You can also consider reading “The Dismal Dinner” (Link): its canonicity is disputed but it seems to imply that Olaf was lurking around the Baudelaire mansion the day before the fire. So the assorted evidence piles up neatly in favor of Olaf’s guilt. Of course it’s never said explicitly he started the fire or that he was the only villain inside the Baudelaire mansion that day… But since he didn’t report the actual arsonist, that would at least make him an accomplice to the murder.

No, the real reason to doubt Olaf’s responsibility in the arson is that the Baudelaire parents had so many enemies:

  • The Man With Beard But No Hair and the Woman think that Sunny “caused almost as many problems as her parents did” (”The Slippery Slope”, Chapter Six).
  • Esme mentions she hates Beatrice’s guts on several occasions.
  • The Baudelaire parents worked for the “noble” side of the Schism and Beatrice was apparently the owner of the Sugar Bowl. So ANY member of the “villainous” side of VFD would want them dead, too. So people like Georgina and Ernest can also be considered as suspects.
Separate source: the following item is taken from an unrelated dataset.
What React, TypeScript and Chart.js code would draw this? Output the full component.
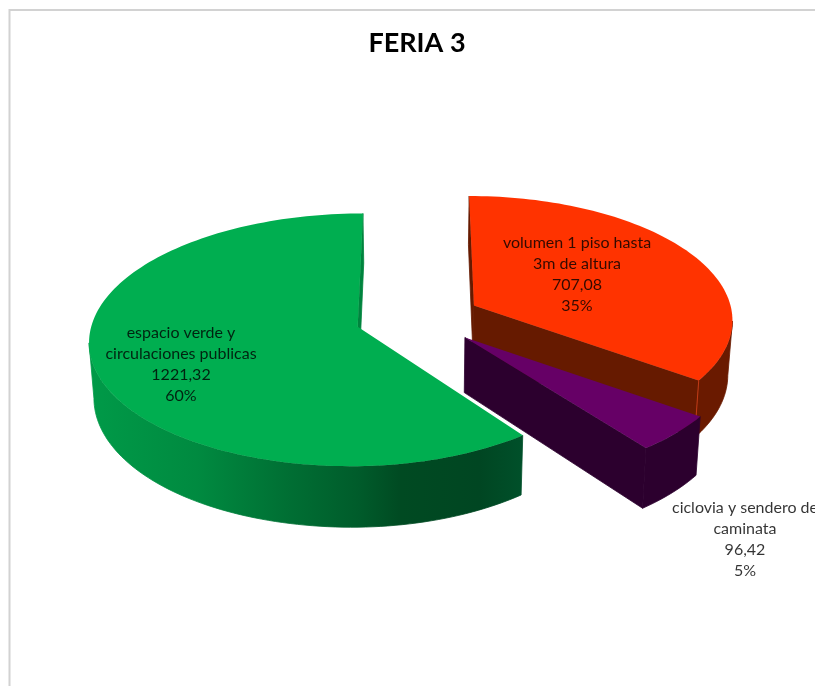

…honestly, it’s a wonder the Baudelaire parents managed to survive for as long as they did. Had Olaf decided not to kill them, someone else within his associates eventually would have.

And I think, on a philosophical level, that this is the reason for Olaf’s ambiguous answer: though he did take part in the arson, he doesn’t see himself as fully accountable. Olaf and the Baudelaire parents were involved in a very large war whose reasons neither of them completely understood, and wars produce casualties. The Baudelaire fire cannot be reduced to Olaf’s personal vendetta.

Another reason Olaf might deny true responsibility is that he just sees this double murder as mere retribution. The Baudelaire parents made him an orphan, so he made sure their children would become orphans. In his eyes, the Baudelaire parents “brought it on themselves” and are solely responsible for their children’s misery.

A big theme of “The End” is that no event in history can be completely understood, because each human being has his/her own secret motivations. This is exemplified by Ishmael, who tries to explain the history of Beatrice’s ring to the Baudelaires, which quickly devolves into a long-winded, tangential story.

The message of “The End” is that we cannot learn everything and that some mysteries unfortunately have to be left unresolved. This acceptation of one’s powerlessness and ignorance is very similar to grief: once someone is dead, we can never hear his/her own version of the truth. The Baudelaire orphans had to accept the fact that they would never truly know what happened on the morning of the Baudelaire fire. So must we.